Input material:

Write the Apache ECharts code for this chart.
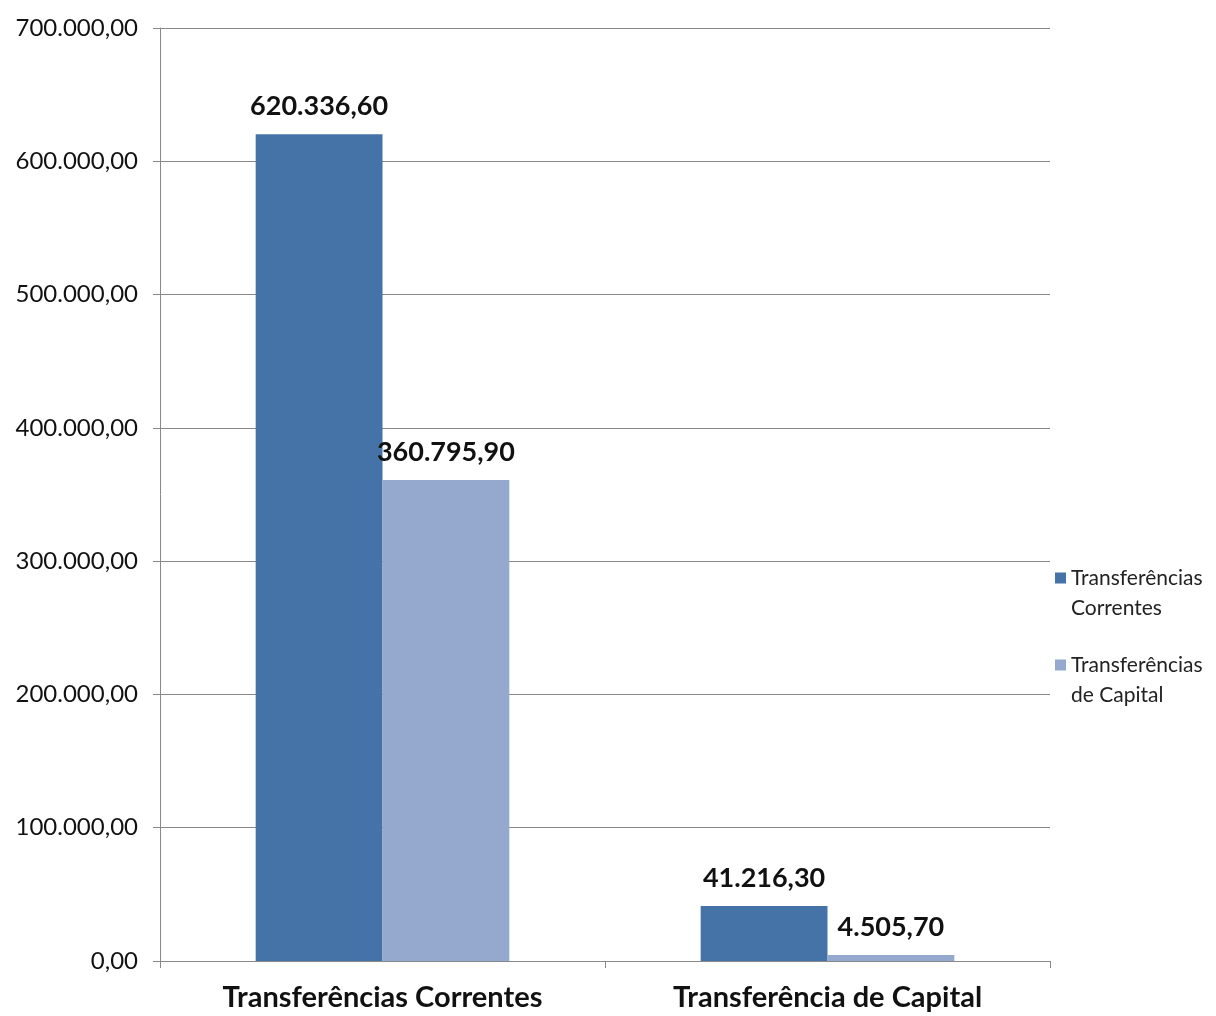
<!DOCTYPE html>
<html>
<head>
<meta charset="utf-8">
<script src="https://cdn.jsdelivr.net/npm/echarts@6/dist/echarts.min.js"></script>
<style>
  html, body { margin: 0; padding: 0; background: #fff; }
  #chart { width: 1216px; height: 1016px; }
</style>
</head>
<body>
<div id="chart"></div>
<script>
// Categories and series values
const categories = ['Transferências Correntes', 'Transferência de Capital'];
const seriesNames = ['Transferências Correntes', 'Transferências de Capital'];
const correntesValues = [620336.60, 41216.30];
const capitalValues = [360795.90, 4505.70];
const legendLines = {
  'Transferências Correntes': 'Transferências\nCorrentes',
  'Transferências de Capital': 'Transferências\nde Capital'
};

// Brazilian number format: 620.336,60
function fmtBR(v) {
  const fixed = Math.abs(v).toFixed(2);
  const parts = fixed.split('.');
  const intPart = parts[0].replace(/\B(?=(\d{3})+(?!\d))/g, '.');
  return (v < 0 ? '-' : '') + intPart + ',' + parts[1];
}

const FONT = 'Lato, "Open Sans", sans-serif';

// Legend swatch sits beside the first line of a two-line name:
// the square occupies the top of a tall, otherwise empty icon box.
const SWATCH = 'path://M0,0L11,0L11,11L0,11Z M0,41L0.01,41L0.01,41.01Z';

const labelStyle = {
  show: true, position: 'top', distance: 14,
  fontFamily: FONT, fontSize: 27, fontWeight: 'bold', color: '#111',
  formatter: p => fmtBR(p.value)
};

const chart = echarts.init(document.getElementById('chart'));
chart.setOption({
  backgroundColor: '#ffffff',
  animation: false,
  grid: { left: 160, right: 166, top: 28, bottom: 55, containLabel: false },
  legend: {
    orient: 'vertical',
    left: 1055,
    top: 563,
    padding: 0,
    itemWidth: 11,
    itemHeight: 41,
    itemGap: 27,
    icon: SWATCH,
    data: seriesNames,
    formatter: name => legendLines[name],
    textStyle: { fontFamily: FONT, fontSize: 21, color: '#222', lineHeight: 30 }
  },
  xAxis: {
    type: 'category',
    data: categories,
    axisLine: { lineStyle: { color: '#888', width: 1 } },
    axisTick: { show: true, length: 7, lineStyle: { color: '#888' } },
    axisLabel: { fontFamily: FONT, fontSize: 29, fontWeight: 'bold', color: '#111', margin: 22 }
  },
  yAxis: {
    type: 'value',
    min: 0,
    max: 700000,
    interval: 100000,
    axisLine: { show: true, lineStyle: { color: '#888', width: 1 } },
    axisTick: { show: true, length: 7, lineStyle: { color: '#888' } },
    splitLine: { show: true, lineStyle: { color: '#888', width: 1 } },
    axisLabel: { fontFamily: FONT, fontSize: 24, color: '#111', margin: 22, formatter: v => fmtBR(v) }
  },
  series: [
    {
      name: seriesNames[0],
      type: 'bar',
      data: correntesValues,
      barGap: '0%',
      barCategoryGap: '43%',
      itemStyle: { color: '#4572A7' },
      label: labelStyle
    },
    {
      name: seriesNames[1],
      type: 'bar',
      data: capitalValues,
      barGap: '0%',
      barCategoryGap: '43%',
      itemStyle: { color: '#95A9CE' },
      label: labelStyle
    }
  ]
});
</script>
</body>
</html>
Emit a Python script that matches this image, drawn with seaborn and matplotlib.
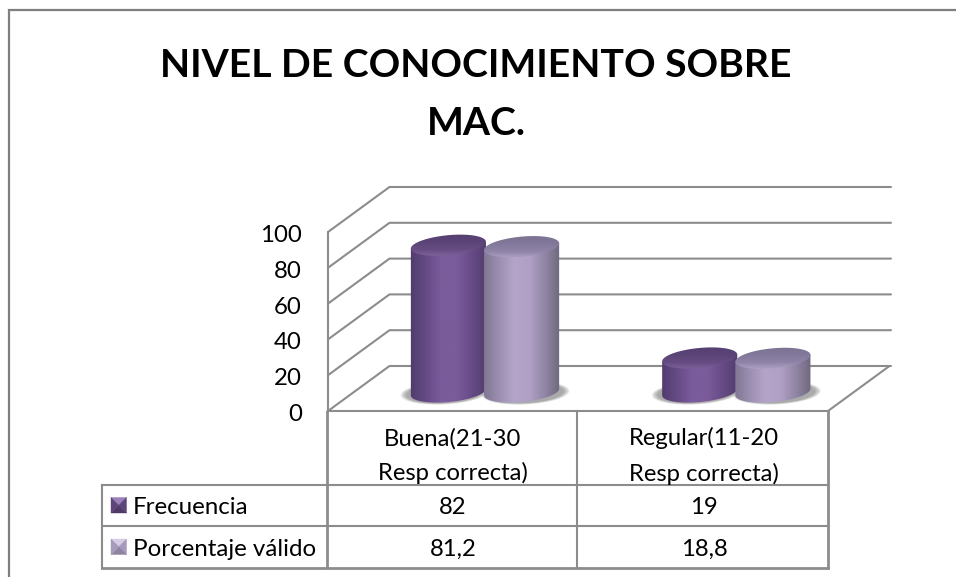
import numpy as np
import pandas as pd
import seaborn as sns
import matplotlib.pyplot as plt
from matplotlib.colors import LinearSegmentedColormap
from matplotlib.patches import Polygon, Ellipse

categorias = ["Buena(21-30\nResp correcta)", "Regular(11-20\nResp correcta)"]
frecuencia = [82, 19]
porcentaje = [81.2, 18.8]
porcentaje_txt = ["81,2", "18,8"]
series = ["Frecuencia", "Porcentaje válido"]
ticks = [0, 20, 40, 60, 80, 100]
titulo = "NIVEL DE CONOCIMIENTO SOBRE\nMAC."

gris = "#8c8c8c"
body_cols = [["#4f3a6b", "#654a84", "#7a5b9b", "#7a5b9b", "#654a84", "#503a6a"],
             ["#7d7590", "#9a8eaf", "#b4a4c9", "#b0a0c5", "#8f84a3", "#6b6479"]]
top_cols = [["#553e70", "#5a4376", "#654b82", "#84689f"],
            ["#7c738f", "#80779a", "#8f84a8", "#b7a8ce"]]

df = pd.DataFrame({"cat": categorias * 2,
                   "valor": frecuencia + porcentaje,
                   "serie": [series[0]] * 2 + [series[1]] * 2})

sns.set_theme(style="white")
plt.rcParams["font.family"] = ["Lato", "DejaVu Sans"]

W, H = 956, 577
fig = plt.figure(figsize=(W / 100, H / 100), dpi=100, facecolor="white")

# plano de las barras, escala real de los datos
ax = fig.add_axes([358.75 / W, 1 - 392 / H, 502.6 / W, 179 / H], zorder=0)
sns.barplot(data=df, x="cat", y="valor", hue="serie", width=0.573, gap=0,
            palette=["#7a5b9b", "#b4a4c9"], legend=False, ax=ax)
ax.set_xlim(-0.5, 1.5)
ax.set_ylim(0, 100)
ax.axis("off")

# capa en pixeles para paredes, tabla y cilindros
bg = fig.add_axes([0, 0, 1, 1], zorder=1)
bg.patch.set_alpha(0)
bg.axis("off")

fx0, fy0 = 328, 411
dx, dy = 61.5, -45
ppu = 1.79
ancho = 500
for t in ticks:
    yy = fy0 - t * ppu
    bg.plot([fx0, fx0 + dx, fx0 + dx + ancho + 1.5], [yy, yy + dy, yy + dy], color=gris, lw=1.5,
            solid_joinstyle="miter", zorder=1)
    bg.text(302, yy + 3.5, str(t), ha="right", va="center", fontsize=17.3, color="black")
bg.plot([fx0 + ancho, fx0 + ancho + dx], [fy0, fy0 + dy], color=gris, lw=1.5, zorder=1)
bg.plot([fx0, fx0], [fy0, fy0 - 100 * ppu], color=gris, lw=1.5, zorder=1)

# tabla de datos
lk = dict(color=gris, lw=1.5, zorder=1, solid_capstyle="projecting")
bg.plot([fx0, fx0 + ancho], [fy0, fy0], **lk)
bg.plot([102, 828], [484.5, 484.5], **lk)
bg.plot([102, 828], [526, 526], **lk)
bg.plot([102, 828], [567.5, 567.5], color=gris, lw=2, zorder=1, solid_capstyle="projecting")
bg.plot([102, 102], [484.5, 567.5], **lk)
bg.plot([327.5, 327.5], [411, 567.5], color=gris, lw=2, zorder=1)
bg.plot([577.5, 577.5], [411, 567.5], **lk)
bg.plot([828, 828], [411, 567.5], color=gris, lw=2, zorder=1)

# marco exterior
bg.plot([9, 9, W], [H, 9.5, 9.5], color="#7f7f7f", lw=1.6, solid_joinstyle="miter", zorder=1)

# cilindros a partir de los rectangulos del barplot
fig.canvas.draw()


def elipse(cx, cy, a, b, th, t):
    x = cx + a * np.cos(t) * np.cos(th) - b * np.sin(t) * np.sin(th)
    y = cy + a * np.cos(t) * np.sin(th) + b * np.sin(t) * np.cos(th)
    return x, y


def cilindro(patch, k):
    a, b, th = 37.7, 10, np.radians(-5.5)
    xm = patch.get_x() + patch.get_width() / 2
    px0, py0 = ax.transData.transform((xm, 0))
    _, py1 = ax.transData.transform((xm, patch.get_height()))
    cx = px0 + (1.2 if k else 0)
    base, tope = H - py0, H - py1

    # sombra
    for i in range(9):
        f = 1.17 - i * 0.02
        bg.add_patch(Ellipse((cx + (4 if k else -4), base + 1), 2 * a * f, 2 * b * f * 0.98, angle=-3,
                             fc="#555555", ec="none", alpha=0.07, zorder=2 + k * 0.1))

    t = np.linspace(0, 2 * np.pi, 200)
    tl = np.arctan2(-b * np.sin(th), a * np.cos(th))
    x_b, y_b = elipse(cx, base, a, b, th, np.linspace(tl, tl + np.pi, 100))
    sube = tope - base
    body = np.vstack([[[x_b[0], y_b[0] + sube]], np.column_stack([x_b, y_b]), [[x_b[-1], y_b[-1] + sube]]])

    cmap = LinearSegmentedColormap.from_list("c", body_cols[k])
    im = bg.imshow(np.linspace(0, 1, 128)[None, :], cmap=cmap, aspect="auto", zorder=3 + k,
                   extent=[cx - a - 2, cx + a + 2, base + b + 4, tope - b - 4])
    im.set_clip_path(Polygon(body, transform=bg.transData))

    xe, ye = elipse(cx, tope, a, b, th, t)
    cmap2 = LinearSegmentedColormap.from_list("t", top_cols[k])
    im2 = bg.imshow(np.linspace(0, 1, 64)[:, None], cmap=cmap2, aspect="auto", zorder=3.5 + k,
                    extent=[cx - a - 2, cx + a + 2, tope + b + 3, tope - b - 3], origin="upper")
    im2.set_clip_path(Polygon(np.column_stack([xe, ye]), transform=bg.transData))


n = len(categorias)
for k in range(2):
    for j in range(n):
        cilindro(ax.patches[k * n + j], k)

# textos de la tabla
centros = [453, 704]
for i in range(n):
    bg.text(centros[i], 456, categorias[i], ha="center", va="center", fontsize=17.2, linespacing=1.72, color="black")
    bg.text(centros[i], 508, str(frecuencia[i]), ha="center", va="center", fontsize=17.2, color="black")
    bg.text(centros[i], 549, porcentaje_txt[i], ha="center", va="center", fontsize=17.2, color="black")
for yy, s in zip([508, 549], series):
    bg.text(133, yy, s, ha="left", va="center", fontsize=17.4, color="black")


# claves de la leyenda
def clave(y0, claro, med, osc, base):
    x0, lado = 111, 15.5
    c = (x0 + lado / 2, y0 + lado / 2)
    esq = [(x0, y0), (x0 + lado, y0), (x0 + lado, y0 + lado), (x0, y0 + lado)]
    cols = [claro, osc, med, base]
    for i in range(4):
        bg.add_patch(Polygon([esq[i], esq[(i + 1) % 4], c], fc=cols[i], ec=cols[i], lw=0.3, zorder=6))


clave(497.5, "#9b80bb", "#4e3a69", "#5d4579", "#5d4579")
clave(539, "#d6cce6", "#8c84a0", "#a79bbd", "#a79bbd")

bg.text(476, 94.5, titulo, ha="center", va="center", fontsize=28.2, fontweight="bold", color="black", linespacing=1.82)

bg.set_xlim(0, W)
bg.set_ylim(H, 0)
fig.savefig("out.png", dpi=100, facecolor="white")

Task brief: Using the listing above, repeat word for word each line from the one with "Emit a Python" down to the one with "fig = plt.figure(figsize=(W", both included. Omit all pictures.

Output of the task:
Emit a Python script that matches this image, drawn with seaborn and matplotlib.
import numpy as np
import pandas as pd
import seaborn as sns
import matplotlib.pyplot as plt
from matplotlib.colors import LinearSegmentedColormap
from matplotlib.patches import Polygon, Ellipse

categorias = ["Buena(21-30\nResp correcta)", "Regular(11-20\nResp correcta)"]
frecuencia = [82, 19]
porcentaje = [81.2, 18.8]
porcentaje_txt = ["81,2", "18,8"]
series = ["Frecuencia", "Porcentaje válido"]
ticks = [0, 20, 40, 60, 80, 100]
titulo = "NIVEL DE CONOCIMIENTO SOBRE\nMAC."

gris = "#8c8c8c"
body_cols = [["#4f3a6b", "#654a84", "#7a5b9b", "#7a5b9b", "#654a84", "#503a6a"],
             ["#7d7590", "#9a8eaf", "#b4a4c9", "#b0a0c5", "#8f84a3", "#6b6479"]]
top_cols = [["#553e70", "#5a4376", "#654b82", "#84689f"],
            ["#7c738f", "#80779a", "#8f84a8", "#b7a8ce"]]

df = pd.DataFrame({"cat": categorias * 2,
                   "valor": frecuencia + porcentaje,
                   "serie": [series[0]] * 2 + [series[1]] * 2})

sns.set_theme(style="white")
plt.rcParams["font.family"] = ["Lato", "DejaVu Sans"]

W, H = 956, 577
fig = plt.figure(figsize=(W / 100, H / 100), dpi=100, facecolor="white")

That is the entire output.